Alla famiglia preoccupata per il precario bilancio, rispondo di avere un velo di pietà e capir bene la situazione: come affrontare cotanta ondulazione senza qualche giocattolino da portarsi dietro?
Ecco.
Ma ora veniamo ad altre considerazioni: Gavia e Mortirolo.
Simpatiche canaglie da mandar giù in un sol boccone, una mattina di fine giugno. Due mostri sacri che si sognano tutta una vita.
Due streghe dell’est che popolano di sogni la mente di ogni grimpeur. Fatta, l’una, di lunghi chilometri, ben 17,2, di una lunga galleria curva e non illuminata, la bocca di un drago e oltre 2.600 m. di vetta primordiale. L’altra di pendenze over 10% tornanti da rampa di garage oltre che un po’, ma tanto, di Marco Pantani. Orgasmo.
Sapete, io queste due salite credo che le farò senza rendermene bene conto. Ne sono abbastanza certo.

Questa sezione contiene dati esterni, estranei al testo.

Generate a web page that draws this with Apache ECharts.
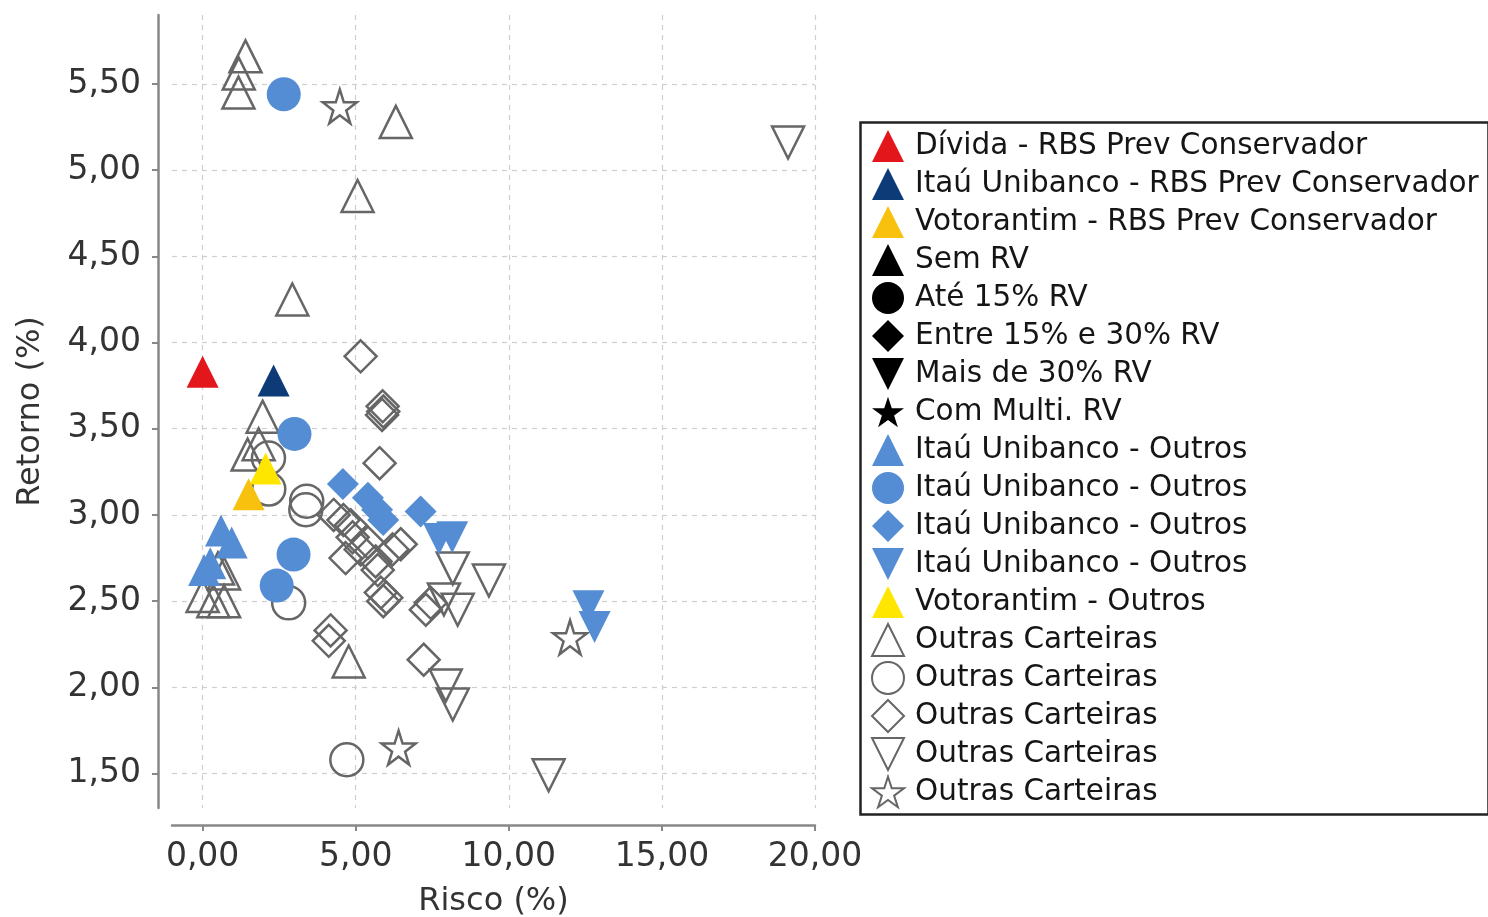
<!DOCTYPE html>
<html>
<head>
<meta charset="utf-8">
<script src="https://cdn.jsdelivr.net/npm/echarts@6/dist/echarts.min.js"></script>
<style>html,body{margin:0;padding:0;background:#fff;}#c{width:1488px;height:917px;}</style>
</head>
<body>
<div id="c"></div>
<script>
// ---- tick labels ----
const xTicks = [0, 5, 10, 15, 20];
const yTicks = [1.5, 2.0, 2.5, 3.0, 3.5, 4.0, 4.5, 5.0, 5.5];

// ---- series values: [Risco, Retorno] ----
const dividaRBS = [[0.0, 3.83]];
const itauRBS = [[2.32, 3.78]];
const votoRBS = [[1.50, 3.12]];
const semRV = [];
const ate15 = [];
const entre15e30 = [];
const mais30 = [];
const comMulti = [];
const itauOutrosTri = [[0.60, 2.91], [0.95, 2.84], [0.05, 2.68], [0.25, 2.72]];
const itauOutrosCirc = [[2.65, 5.44], [3.00, 3.47], [2.97, 2.77], [2.42, 2.59]];
const itauOutrosDiam = [[4.58, 3.18], [5.40, 3.10], [5.70, 3.03], [5.90, 2.97], [7.12, 3.02]];
const itauOutrosInv = [[7.72, 2.86], [8.15, 2.87], [12.60, 2.47], [12.80, 2.35]];
const votoOutros = [[2.06, 3.27]];
const outrasTri = [[1.40, 5.66], [1.18, 5.56], [1.17, 5.45], [6.31, 5.28], [5.06, 4.85], [2.93, 4.25],
  [1.96, 3.57], [1.83, 3.41], [1.47, 3.35], [0.50, 2.69], [0.70, 2.66], [0.00, 2.53], [0.35, 2.50],
  [0.70, 2.50], [4.77, 2.15]];
const outrasCirc = [[2.15, 3.33], [2.16, 3.15], [3.40, 3.08], [3.37, 3.03], [2.81, 2.49], [4.71, 1.58]];
const outrasDiam = [[5.16, 3.92], [5.88, 3.63], [5.90, 3.60], [5.86, 3.58], [5.78, 3.30], [4.28, 3.00],
  [4.60, 2.97], [4.84, 2.94], [4.90, 2.87], [4.67, 2.75], [5.16, 2.80], [5.40, 2.84], [5.65, 2.73],
  [5.72, 2.68], [6.47, 2.83], [6.20, 2.80], [5.82, 2.55], [6.00, 2.52], [5.90, 2.50], [4.18, 2.33],
  [4.12, 2.27], [7.29, 2.45], [7.45, 2.49], [7.22, 2.16]];
const outrasInv = [[19.12, 5.16], [8.17, 2.69], [9.35, 2.62], [7.88, 2.51], [8.33, 2.45], [7.94, 2.01],
  [8.17, 1.90], [11.30, 1.49]];
const outrasStar = [[4.48, 5.37], [12.00, 2.29], [6.40, 1.65]];

const INV = 'path://M0,0L10,0L5,10Z';
const STAR = 'path://M5,0L6.18,3.62L10,3.62L6.91,5.88L8.09,9.51L5,7.27L1.91,9.51L3.09,5.88L0,3.62L3.82,3.62Z';
const BLUE = '#548dd4';
const GRAY = '#666666';

function filled(name, data, symbol, color, size) {
  return { name, type: 'scatter', data, symbol, symbolSize: size || 32,
    itemStyle: { color, opacity: 1 }, emphasis: { disabled: true } };
}
function hollow(name, data, symbol, size) {
  return { name, type: 'scatter', data, symbol, symbolSize: size || 32,
    itemStyle: { color: 'rgba(255,255,255,0)', borderColor: GRAY, borderWidth: 2.5, opacity: 1 },
    emphasis: { disabled: true } };
}

const series = [
  hollow('Outras Carteiras#1', outrasTri, 'triangle'),
  hollow('Outras Carteiras#2', outrasCirc, 'circle', 33),
  hollow('Outras Carteiras#3', outrasDiam, 'diamond'),
  hollow('Outras Carteiras#4', outrasInv, INV),
  hollow('Outras Carteiras#5', outrasStar, STAR, 34),
  filled('Sem RV', semRV, 'triangle', '#000'),
  filled('Até 15% RV', ate15, 'circle', '#000'),
  filled('Entre 15% e 30% RV', entre15e30, 'diamond', '#000'),
  filled('Mais de 30% RV', mais30, INV, '#000'),
  filled('Com Multi. RV', comMulti, STAR, '#000'),
  filled('Itaú Unibanco - Outros#1', itauOutrosTri, 'triangle', BLUE),
  filled('Itaú Unibanco - Outros#2', itauOutrosCirc, 'circle', BLUE, 34),
  filled('Itaú Unibanco - Outros#3', itauOutrosDiam, 'diamond', BLUE),
  filled('Itaú Unibanco - Outros#4', itauOutrosInv, INV, BLUE),
  filled('Votorantim - Outros', votoOutros, 'triangle', '#ffe600'),
  filled('Dívida - RBS Prev Conservador', dividaRBS, 'triangle', '#e3161c'),
  filled('Itaú Unibanco - RBS Prev Conservador', itauRBS, 'triangle', '#0d3b78'),
  filled('Votorantim - RBS Prev Conservador', votoRBS, 'triangle', '#f7c10d')
];

const legendOrder = [
  'Dívida - RBS Prev Conservador', 'Itaú Unibanco - RBS Prev Conservador', 'Votorantim - RBS Prev Conservador',
  'Sem RV', 'Até 15% RV', 'Entre 15% e 30% RV', 'Mais de 30% RV', 'Com Multi. RV',
  'Itaú Unibanco - Outros#1', 'Itaú Unibanco - Outros#2', 'Itaú Unibanco - Outros#3', 'Itaú Unibanco - Outros#4',
  'Votorantim - Outros',
  'Outras Carteiras#1', 'Outras Carteiras#2', 'Outras Carteiras#3', 'Outras Carteiras#4', 'Outras Carteiras#5'
];

const FONT = 'DejaVu Sans';
const fmt = v => Number(v).toFixed(2).replace('.', ',');

const chart = echarts.init(document.getElementById('c'), null, { renderer: 'canvas' });
chart.setOption({
  animation: false,
  backgroundColor: '#fff',
  textStyle: { fontFamily: FONT },
  grid: { left: 172, right: 673, top: 15, bottom: 109, containLabel: false, outerBoundsMode: 'none' },
  xAxis: {
    type: 'value', min: -1, max: 20, offset: 17,
    name: 'Risco (%)', nameLocation: 'middle', nameGap: 61,
    nameTextStyle: { fontFamily: FONT, fontSize: 32, color: '#333' },
    axisLine: { show: true, onZero: false, lineStyle: { color: '#888', width: 2.5 } },
    axisTick: { show: true, length: 6, customValues: xTicks, lineStyle: { color: '#888', width: 2 } },
    axisLabel: { customValues: xTicks, formatter: fmt, margin: 16, fontFamily: FONT, fontSize: 33, color: '#333' },
    splitLine: { show: true, lineStyle: { color: '#cfcfcf', width: 1.2, type: [5, 5] } }
  },
  yAxis: {
    type: 'value', min: 1.3, max: 5.9, offset: 14,
    name: 'Retorno (%)', nameLocation: 'middle', nameGap: 111, nameRotate: 90,
    nameTextStyle: { fontFamily: FONT, fontSize: 32, color: '#333' },
    axisLine: { show: true, onZero: false, lineStyle: { color: '#888', width: 2.5 } },
    axisTick: { show: true, length: 6, customValues: yTicks, lineStyle: { color: '#888', width: 2 } },
    axisLabel: { customValues: yTicks, formatter: fmt, margin: 17, fontFamily: FONT, fontSize: 33, color: '#333' },
    splitLine: { show: true, lineStyle: { color: '#cfcfcf', width: 1.2, type: [5, 5] } }
  },
  legend: {
    orient: 'vertical', left: 858, top: 122,
    padding: [7, 10, 8, 13],
    itemWidth: 32, itemHeight: 32, itemGap: 4,
    selectedMode: false,
    data: legendOrder,
    formatter: n => n.replace(/#\d+$/, ''),
    textStyle: { fontFamily: FONT, fontSize: 29.5, color: '#151515', padding: [0, 0, 0, 6], height: 34, lineHeight: 34 }
  },
  graphic: [{
    type: 'rect', left: 858, top: 120, z: 100, silent: true,
    shape: { width: 628, height: 692 },
    style: { fill: 'none', stroke: '#222', lineWidth: 2.5 }
  }],
  series
});
</script>
</body>
</html>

Gavia e Mortirolo, parlo per me, sono qualcosa che non si riesce bene a immaginare prima e che poi, credo, durante l’ascesa, si affrontano con timore reverenziale e rispetto. Troppo per poterle contemplare a piacimento. Non so cosa aspettarmi. Forse mi affascina di più la prima: per la sua lunghezza per le sue affinità di cima coppi con il passo dello Stelvio, che ancora non ho affrontato. E poi per quella galleria, dicevo: fauci incantate ove perdersi nel nulla. Fantasmagoria della balena, da affrontare sopra un’altra balena: Moby Dick, neo-destriero di casa pericoloso. Nero su nero. Che voglia, non potete capire. Non penso ad altro.
Il Giau, il Sella, il Falzarego ormai li ho fatti: in un certo senso là mi sento di casa. Ma il Gavia, amiche e mici miei. Eh, il Gavia è tutta da scoprire. Una novità alta 2.651 metri. Mai salito così tanto. Mai arrivato così in alto.

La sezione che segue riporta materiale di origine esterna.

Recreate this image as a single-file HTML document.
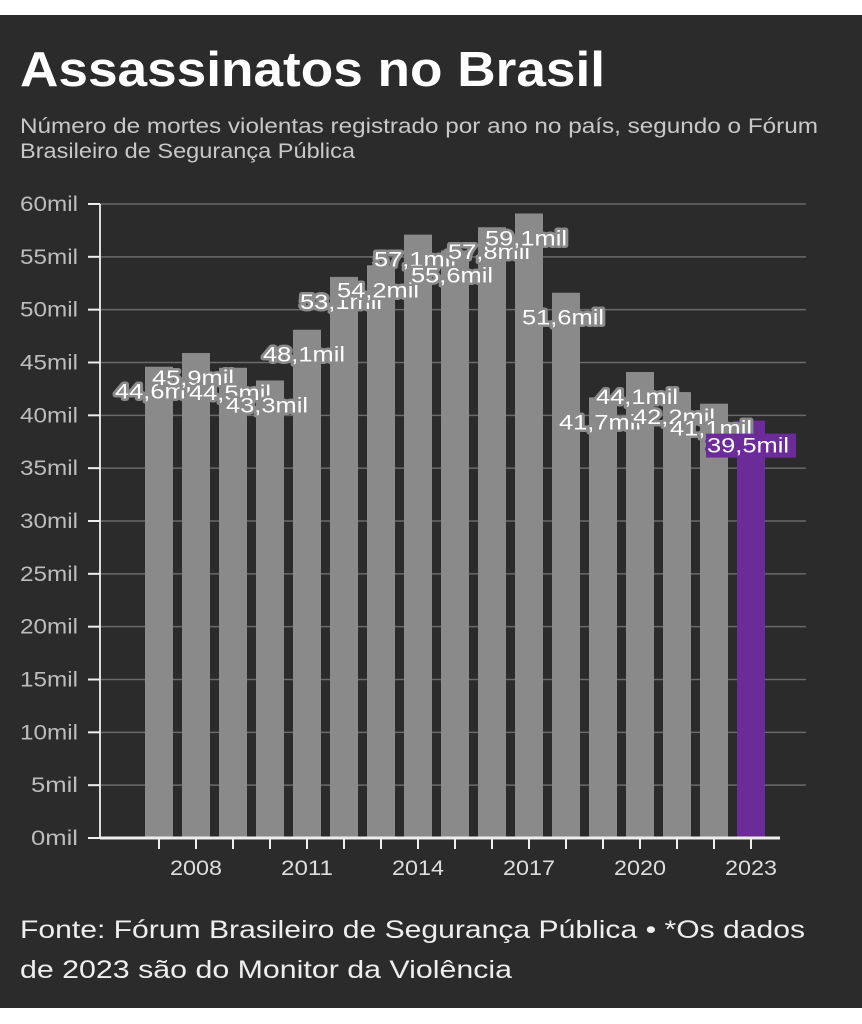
<!DOCTYPE html>
<html><head><meta charset="utf-8"><style>
html,body{margin:0;padding:0;background:#fff;}
body{width:862px;height:1024px;position:relative;overflow:hidden;font-family:"Liberation Sans",sans-serif;}
#p{position:absolute;left:0;top:15px;width:862px;height:993px;background:#2b2b2b;}
</style></head><body>
<div id="p"></div>
<svg width="862" height="1024" style="position:absolute;left:0;top:0" xmlns="http://www.w3.org/2000/svg" font-family="Liberation Sans, sans-serif">
<text x="20" y="86" font-size="49" font-weight="bold" fill="#fff" textLength="585" lengthAdjust="spacingAndGlyphs">Assassinatos no Brasil</text>
<text x="20" y="133" font-size="21" fill="#c8c8c8" textLength="798" lengthAdjust="spacingAndGlyphs">Número de mortes violentas registrado por ano no país, segundo o Fórum</text>
<text x="20" y="158" font-size="21" fill="#c8c8c8" textLength="335" lengthAdjust="spacingAndGlyphs">Brasileiro de Segurança Pública</text>
<g id="grid" stroke="#6a6a6a" stroke-width="1.5"></g>
<g id="bars"></g>
<g id="ylab" font-size="21" fill="#bdbdbd" text-anchor="end"></g>
<line x1="100" y1="204" x2="100" y2="838" stroke="#ddd" stroke-width="2"/>
<line x1="100" y1="838" x2="780" y2="838" stroke="#eee" stroke-width="3"/>
<g id="xt" stroke="#eee" stroke-width="2"></g>
<g font-size="21" fill="#ddd" text-anchor="middle">
<text x="196" y="875" textLength="52" lengthAdjust="spacingAndGlyphs">2008</text><text x="307" y="875" textLength="52" lengthAdjust="spacingAndGlyphs">2011</text><text x="418" y="875" textLength="52" lengthAdjust="spacingAndGlyphs">2014</text>
<text x="529" y="875" textLength="52" lengthAdjust="spacingAndGlyphs">2017</text><text x="640" y="875" textLength="52" lengthAdjust="spacingAndGlyphs">2020</text><text x="751" y="875" textLength="52" lengthAdjust="spacingAndGlyphs">2023</text>
</g>
<g id="lab" font-size="21" text-anchor="middle"></g>
<text x="20" y="938" font-size="25" fill="#eee" textLength="785" lengthAdjust="spacingAndGlyphs">Fonte: Fórum Brasileiro de Segurança Pública • *Os dados</text>
<text x="20" y="978" font-size="25" fill="#eee" textLength="492" lengthAdjust="spacingAndGlyphs">de 2023 são do Monitor da Violência</text>
</svg>
<script>
var ns="http://www.w3.org/2000/svg";
function el(p,t,a,txt){var e=document.createElementNS(ns,t);for(var k in a)e.setAttribute(k,a[k]);if(txt)e.textContent=txt;document.getElementById(p).appendChild(e);return e;}
for(var v=0;v<=60;v+=5){var y=838-v*10.567;
 if(v>0)el("grid","line",{x1:100,x2:806,y1:y,y2:y});
 el("ylab","text",{x:78,y:y+7,textLength:(v<10?47:58),lengthAdjust:"spacingAndGlyphs"},v+"mil");
 el("xt","line",{x1:88,x2:100,y1:y,y2:y});}
var d=[44.6,45.9,44.5,43.3,48.1,53.1,54.2,57.1,55.6,57.8,59.1,51.6,41.7,44.1,42.2,41.1,39.5];
d.forEach(function(v,i){var cx=159+i*37,top=838-v*10.567;
 el("bars","rect",{x:cx-14,y:top,width:28,height:838-top,fill:i==16?"#6b2c9a":"#8a8a8a"});
 el("xt","line",{x1:cx,x2:cx,y1:838,y2:849});});
d.forEach(function(v,i){var cx=159+i*37,top=838-v*10.567,s=(v.toFixed(1)).replace(".",",")+"mil";
 if(i==16){el("lab","rect",{x:706,y:top+13,width:90,height:24,fill:"#6b2c9a"});}
 el("lab","text",{x:cx-3,y:top+32,fill:"#fff",stroke:i==16?"#6b2c9a":"#8a8a8a","stroke-width":5,"paint-order":"stroke","stroke-linejoin":"round",textLength:82,lengthAdjust:"spacingAndGlyphs"},s);});
</script>
</body></html>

Ogni colpo di pedale in cantina sul rullo, contiene una stilla di questo obiettivo. A tutti gli effetti, forse, “L’obiettivo” di questa stagione. Ripeto: forse ancor di più del mitico e pericolosissimo Mortirolo.
Quest’ultimo sicuramente ancor più duro e aspro e con tanto, ma tanto, acido lattico in più nella gamba. Non so come farò a farlo. Ma le mie “streghe”, che fan rima con “sirene”, quelle di Ulisse, son tutte per il Gavia. Frega niente.
È come se mi chiamasse. La sua selvaggezza, le sue rocce primordiali, i suoi ghiacci perenni sono sinfonie per le mie orecchie.
Quell’antico e sottile confine tra paura, fascino e desiderio che prevale su tutto mi ha avuto di nuovo.
Bene, tutta un’alta vita mi aspetta. Si giocherà sopra i 2000 metri. Il mio naturale stadio di casa.